Motta trava projeto que combate crime organizado e deputados apontam para influência de Ciro

Presidente da Câmara dos Deputados, Hugo Motta

O presidente da Câmara dos Deputados, Hugo Motta (Republicanos-PB), mantém parado há mais de um mês o projeto de lei que pune o chamado devedor contumaz — empresas que reiteradamente deixam de pagar impostos como parte do próprio modelo de negócio. Desde que o texto chegou da aprovação no Senado, não houve qualquer movimentação para que seja pautado ou discutido, apesar da pressão de técnicos da Receita Federal e do Ministério da Fazenda.

A proposta é considerada essencial para combater esquemas de sonegação e concorrência desleal no setor de combustíveis, desvendados pela Operação Carbono Oculto. O texto cria mecanismos para enquadrar empresas que transformam a inadimplência em vantagem competitiva, prevendo desde regimes especiais de fiscalização até o cancelamento da inscrição e interdição das atividades.

Nos bastidores, parlamentares afirmam que o engavetamento atende a interesses de grupos econômicos poderosos, entre eles a Refit (antiga Refinaria de Manguinhos), controlada por Ricardo Magro. A empresa é considerada a maior devedora de ICMS do país, com dívidas bilionárias em São Paulo e no Rio de Janeiro, e é citada em investigações por condutas típicas de devedor contumaz. A Refit foi alvo da Operação Carbono Oculto e chegou a ser interditada pela Agência Nacional do Petróleo (ANP) em um dos desdobramentos da investigação.

A relação entre Hugo Motta e o senador Ciro Nogueira (PP-PI), ex-ministro da Casa Civil e líder do Centrão, ajuda a explicar o controle político sobre a tramitação. Ciro e Motta são próximos e mantêm diálogo frequente sobre as pautas estratégicas da Câmara. Nos bastidores, Ciro atua como conselheiro informal de Motta e do presidente anterior da Casa, Arthur Lira (PP-AL), influenciando decisões de impacto econômico e político. Nogueira foi um dos principais articuladores da eleição de Motta para a presidência da Câmara no início do ano.
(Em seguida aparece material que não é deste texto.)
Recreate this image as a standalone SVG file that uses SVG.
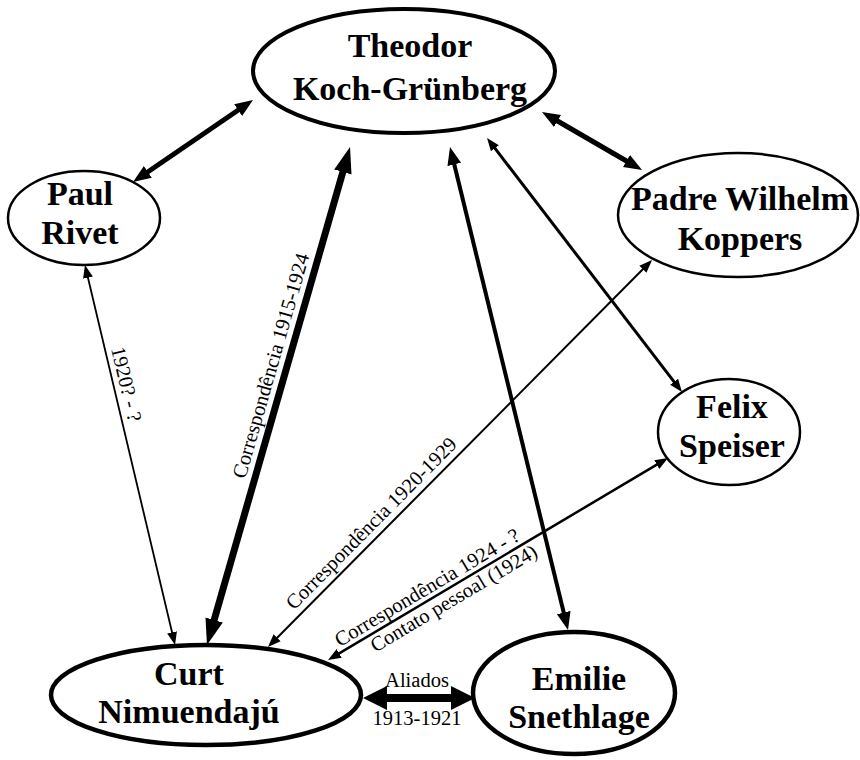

Em entrevista à Folha de S.Paulo no mês passado, Ricardo Magro reconheceu publicamente sua proximidade com Ciro Nogueira: “Ele é um amigo que eu tenho fora da política. Claro que a gente fala de política, claro que eu me aconselho com ele, mas não temos uma relação promíscua desse tipo.”

O projeto aprovado no Senado após as revelações da Carbono Oculto é apontado por especialistas da Receita e do Ministério da Fazenda como o instrumento mais robusto já proposto para coibir empresas que lucram com a inadimplência sistemática. Caso seja aprovado, atingirá diretamente distribuidoras e refinarias com passivos fiscais desproporcionais ao patrimônio e que, em muitos casos, servem de base para esquemas do crime organizado — entre elas, a própria Refit.

O alerta do Instituto Combustível Legal

No início da semana, o Instituto Combustível Legal fez um alerta apontando que a demora na aprovação do projeto do devedor contumaz e da monofasia da nafta mantém brechas que favorecem a sonegação e a concorrência desleal no setor de combustíveis. 

Segundo a entidade, o impasse legislativo causa perdas bilionárias anuais aos cofres públicos e enfraquece o combate ao crime organizado, que utiliza o segmento para lavagem de dinheiro.

Enquanto isso, o texto segue travado sob comando de Hugo Motta, sem previsão de análise ou votação. Fontes do governo afirmam que o Centrão tenta evitar o avanço de medidas que atinjam grupos econômicos próximos de suas lideranças, e que o projeto dificilmente sairá do papel enquanto persistir essa resistência política na Câmara.